=== MATERIAL PROVIDED ===
◆ ◆ ◆ ◆ ◆

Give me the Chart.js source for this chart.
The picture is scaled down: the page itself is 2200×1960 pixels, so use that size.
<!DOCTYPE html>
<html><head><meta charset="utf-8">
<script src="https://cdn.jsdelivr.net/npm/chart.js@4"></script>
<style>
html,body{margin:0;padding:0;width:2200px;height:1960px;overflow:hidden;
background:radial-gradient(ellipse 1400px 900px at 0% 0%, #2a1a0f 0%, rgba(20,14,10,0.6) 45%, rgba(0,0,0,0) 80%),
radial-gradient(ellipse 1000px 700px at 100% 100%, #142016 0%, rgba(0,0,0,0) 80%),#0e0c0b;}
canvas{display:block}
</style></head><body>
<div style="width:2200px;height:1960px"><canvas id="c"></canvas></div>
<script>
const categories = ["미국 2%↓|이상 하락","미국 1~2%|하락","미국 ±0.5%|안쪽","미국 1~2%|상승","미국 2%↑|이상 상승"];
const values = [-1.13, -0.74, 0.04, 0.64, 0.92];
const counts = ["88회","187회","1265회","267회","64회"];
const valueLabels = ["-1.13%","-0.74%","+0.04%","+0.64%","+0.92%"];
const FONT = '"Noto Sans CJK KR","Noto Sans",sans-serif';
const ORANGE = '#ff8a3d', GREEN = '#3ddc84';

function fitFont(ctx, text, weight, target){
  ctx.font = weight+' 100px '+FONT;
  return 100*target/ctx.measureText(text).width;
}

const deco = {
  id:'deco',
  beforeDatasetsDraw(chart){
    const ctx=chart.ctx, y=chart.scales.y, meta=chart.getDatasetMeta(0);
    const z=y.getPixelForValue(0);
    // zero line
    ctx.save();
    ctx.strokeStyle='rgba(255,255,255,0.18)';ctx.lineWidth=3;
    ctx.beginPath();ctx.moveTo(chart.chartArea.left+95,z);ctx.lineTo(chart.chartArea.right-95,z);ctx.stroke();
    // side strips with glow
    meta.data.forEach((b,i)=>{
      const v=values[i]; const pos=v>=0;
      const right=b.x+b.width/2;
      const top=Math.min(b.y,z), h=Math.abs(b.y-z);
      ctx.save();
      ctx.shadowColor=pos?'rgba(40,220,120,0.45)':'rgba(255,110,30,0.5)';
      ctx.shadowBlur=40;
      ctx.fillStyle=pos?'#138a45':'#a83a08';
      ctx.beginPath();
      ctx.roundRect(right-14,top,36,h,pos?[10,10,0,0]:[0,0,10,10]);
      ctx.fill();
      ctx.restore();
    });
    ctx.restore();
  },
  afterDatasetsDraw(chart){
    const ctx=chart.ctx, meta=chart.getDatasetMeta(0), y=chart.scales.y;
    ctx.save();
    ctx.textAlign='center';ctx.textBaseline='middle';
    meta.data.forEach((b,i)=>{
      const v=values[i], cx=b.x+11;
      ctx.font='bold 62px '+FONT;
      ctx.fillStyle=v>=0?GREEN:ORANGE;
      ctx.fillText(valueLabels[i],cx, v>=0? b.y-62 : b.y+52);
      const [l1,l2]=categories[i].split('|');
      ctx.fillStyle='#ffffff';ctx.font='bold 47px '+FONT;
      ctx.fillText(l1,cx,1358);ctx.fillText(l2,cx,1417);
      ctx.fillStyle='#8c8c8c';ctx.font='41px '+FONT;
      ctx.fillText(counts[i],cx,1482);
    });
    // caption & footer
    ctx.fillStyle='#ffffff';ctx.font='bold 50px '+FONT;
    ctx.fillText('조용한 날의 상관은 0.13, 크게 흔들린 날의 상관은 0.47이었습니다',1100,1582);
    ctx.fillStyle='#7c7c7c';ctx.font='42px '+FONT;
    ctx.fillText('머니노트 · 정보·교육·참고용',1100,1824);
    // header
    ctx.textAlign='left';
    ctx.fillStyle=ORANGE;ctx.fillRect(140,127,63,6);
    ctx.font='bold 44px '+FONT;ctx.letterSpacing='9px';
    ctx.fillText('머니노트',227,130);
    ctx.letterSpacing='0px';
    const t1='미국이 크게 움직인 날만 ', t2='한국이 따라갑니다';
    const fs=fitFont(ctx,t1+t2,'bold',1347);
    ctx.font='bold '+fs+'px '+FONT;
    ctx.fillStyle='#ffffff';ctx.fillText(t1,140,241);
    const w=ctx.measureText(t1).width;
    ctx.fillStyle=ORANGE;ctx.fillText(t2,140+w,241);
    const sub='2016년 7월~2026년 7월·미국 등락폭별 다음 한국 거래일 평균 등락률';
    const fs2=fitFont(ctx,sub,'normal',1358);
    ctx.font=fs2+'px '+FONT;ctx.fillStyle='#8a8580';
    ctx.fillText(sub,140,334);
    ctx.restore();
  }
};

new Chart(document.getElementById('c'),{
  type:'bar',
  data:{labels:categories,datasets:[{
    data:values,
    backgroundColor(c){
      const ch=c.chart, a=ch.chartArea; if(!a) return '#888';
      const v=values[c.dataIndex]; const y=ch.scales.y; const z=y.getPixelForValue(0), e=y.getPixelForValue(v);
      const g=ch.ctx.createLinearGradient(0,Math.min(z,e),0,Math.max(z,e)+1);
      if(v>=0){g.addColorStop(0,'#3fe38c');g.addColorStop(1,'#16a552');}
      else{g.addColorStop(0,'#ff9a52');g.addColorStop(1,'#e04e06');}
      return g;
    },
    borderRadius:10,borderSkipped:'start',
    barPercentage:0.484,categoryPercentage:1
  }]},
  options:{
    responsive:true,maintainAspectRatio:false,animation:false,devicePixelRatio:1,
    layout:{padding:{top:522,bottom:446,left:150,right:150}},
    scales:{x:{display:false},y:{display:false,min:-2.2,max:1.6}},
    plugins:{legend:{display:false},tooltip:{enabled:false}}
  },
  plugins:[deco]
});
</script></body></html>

◆ ◆ ◆ ◆ ◆

=== AIM OF THE EXERCISE ===
Word for word, restate all of the data shown above.

=== RESULT OF THE TASK ===
Give me the Chart.js source for this chart.
The picture is scaled down: the page itself is 2200×1960 pixels, so use that size.
<!DOCTYPE html>
<html><head><meta charset="utf-8">
<script src="https://cdn.jsdelivr.net/npm/chart.js@4"></script>
<style>
html,body{margin:0;padding:0;width:2200px;height:1960px;overflow:hidden;
background:radial-gradient(ellipse 1400px 900px at 0% 0%, #2a1a0f 0%, rgba(20,14,10,0.6) 45%, rgba(0,0,0,0) 80%),
radial-gradient(ellipse 1000px 700px at 100% 100%, #142016 0%, rgba(0,0,0,0) 80%),#0e0c0b;}
canvas{display:block}
</style></head><body>
<div style="width:2200px;height:1960px"><canvas id="c"></canvas></div>
<script>
const categories = ["미국 2%↓|이상 하락","미국 1~2%|하락","미국 ±0.5%|안쪽","미국 1~2%|상승","미국 2%↑|이상 상승"];
const values = [-1.13, -0.74, 0.04, 0.64, 0.92];
const counts = ["88회","187회","1265회","267회","64회"];
const valueLabels = ["-1.13%","-0.74%","+0.04%","+0.64%","+0.92%"];
const FONT = '"Noto Sans CJK KR","Noto Sans",sans-serif';
const ORANGE = '#ff8a3d', GREEN = '#3ddc84';

function fitFont(ctx, text, weight, target){
  ctx.font = weight+' 100px '+FONT;
  return 100*target/ctx.measureText(text).width;
}

const deco = {
  id:'deco',
  beforeDatasetsDraw(chart){
    const ctx=chart.ctx, y=chart.scales.y, meta=chart.getDatasetMeta(0);
    const z=y.getPixelForValue(0);
    // zero line
    ctx.save();
    ctx.strokeStyle='rgba(255,255,255,0.18)';ctx.lineWidth=3;
    ctx.beginPath();ctx.moveTo(chart.chartArea.left+95,z);ctx.lineTo(chart.chartArea.right-95,z);ctx.stroke();
    // side strips with glow
    meta.data.forEach((b,i)=>{
      const v=values[i]; const pos=v>=0;
      const right=b.x+b.width/2;
      const top=Math.min(b.y,z), h=Math.abs(b.y-z);
      ctx.save();
      ctx.shadowColor=pos?'rgba(40,220,120,0.45)':'rgba(255,110,30,0.5)';
      ctx.shadowBlur=40;
      ctx.fillStyle=pos?'#138a45':'#a83a08';
      ctx.beginPath();
      ctx.roundRect(right-14,top,36,h,pos?[10,10,0,0]:[0,0,10,10]);
      ctx.fill();
      ctx.restore();
    });
    ctx.restore();
  },
  afterDatasetsDraw(chart){
    const ctx=chart.ctx, meta=chart.getDatasetMeta(0), y=chart.scales.y;
    ctx.save();
    ctx.textAlign='center';ctx.textBaseline='middle';
    meta.data.forEach((b,i)=>{
      const v=values[i], cx=b.x+11;
      ctx.font='bold 62px '+FONT;
      ctx.fillStyle=v>=0?GREEN:ORANGE;
      ctx.fillText(valueLabels[i],cx, v>=0? b.y-62 : b.y+52);
      const [l1,l2]=categories[i].split('|');
      ctx.fillStyle='#ffffff';ctx.font='bold 47px '+FONT;
      ctx.fillText(l1,cx,1358);ctx.fillText(l2,cx,1417);
      ctx.fillStyle='#8c8c8c';ctx.font='41px '+FONT;
      ctx.fillText(counts[i],cx,1482);
    });
    // caption & footer
    ctx.fillStyle='#ffffff';ctx.font='bold 50px '+FONT;
    ctx.fillText('조용한 날의 상관은 0.13, 크게 흔들린 날의 상관은 0.47이었습니다',1100,1582);
    ctx.fillStyle='#7c7c7c';ctx.font='42px '+FONT;
    ctx.fillText('머니노트 · 정보·교육·참고용',1100,1824);
    // header
    ctx.textAlign='left';
    ctx.fillStyle=ORANGE;ctx.fillRect(140,127,63,6);
    ctx.font='bold 44px '+FONT;ctx.letterSpacing='9px';
    ctx.fillText('머니노트',227,130);
    ctx.letterSpacing='0px';
    const t1='미국이 크게 움직인 날만 ', t2='한국이 따라갑니다';
    const fs=fitFont(ctx,t1+t2,'bold',1347);
    ctx.font='bold '+fs+'px '+FONT;
    ctx.fillStyle='#ffffff';ctx.fillText(t1,140,241);
    const w=ctx.measureText(t1).width;
    ctx.fillStyle=ORANGE;ctx.fillText(t2,140+w,241);
    const sub='2016년 7월~2026년 7월·미국 등락폭별 다음 한국 거래일 평균 등락률';
    const fs2=fitFont(ctx,sub,'normal',1358);
    ctx.font=fs2+'px '+FONT;ctx.fillStyle='#8a8580';
    ctx.fillText(sub,140,334);
    ctx.restore();
  }
};

new Chart(document.getElementById('c'),{
  type:'bar',
  data:{labels:categories,datasets:[{
    data:values,
    backgroundColor(c){
      const ch=c.chart, a=ch.chartArea; if(!a) return '#888';
      const v=values[c.dataIndex]; const y=ch.scales.y; const z=y.getPixelForValue(0), e=y.getPixelForValue(v);
      const g=ch.ctx.createLinearGradient(0,Math.min(z,e),0,Math.max(z,e)+1);
      if(v>=0){g.addColorStop(0,'#3fe38c');g.addColorStop(1,'#16a552');}
      else{g.addColorStop(0,'#ff9a52');g.addColorStop(1,'#e04e06');}
      return g;
    },
    borderRadius:10,borderSkipped:'start',
    barPercentage:0.484,categoryPercentage:1
  }]},
  options:{
    responsive:true,maintainAspectRatio:false,animation:false,devicePixelRatio:1,
    layout:{padding:{top:522,bottom:446,left:150,right:150}},
    scales:{x:{display:false},y:{display:false,min:-2.2,max:1.6}},
    plugins:{legend:{display:false},tooltip:{enabled:false}}
  },
  plugins:[deco]
});
</script></body></html>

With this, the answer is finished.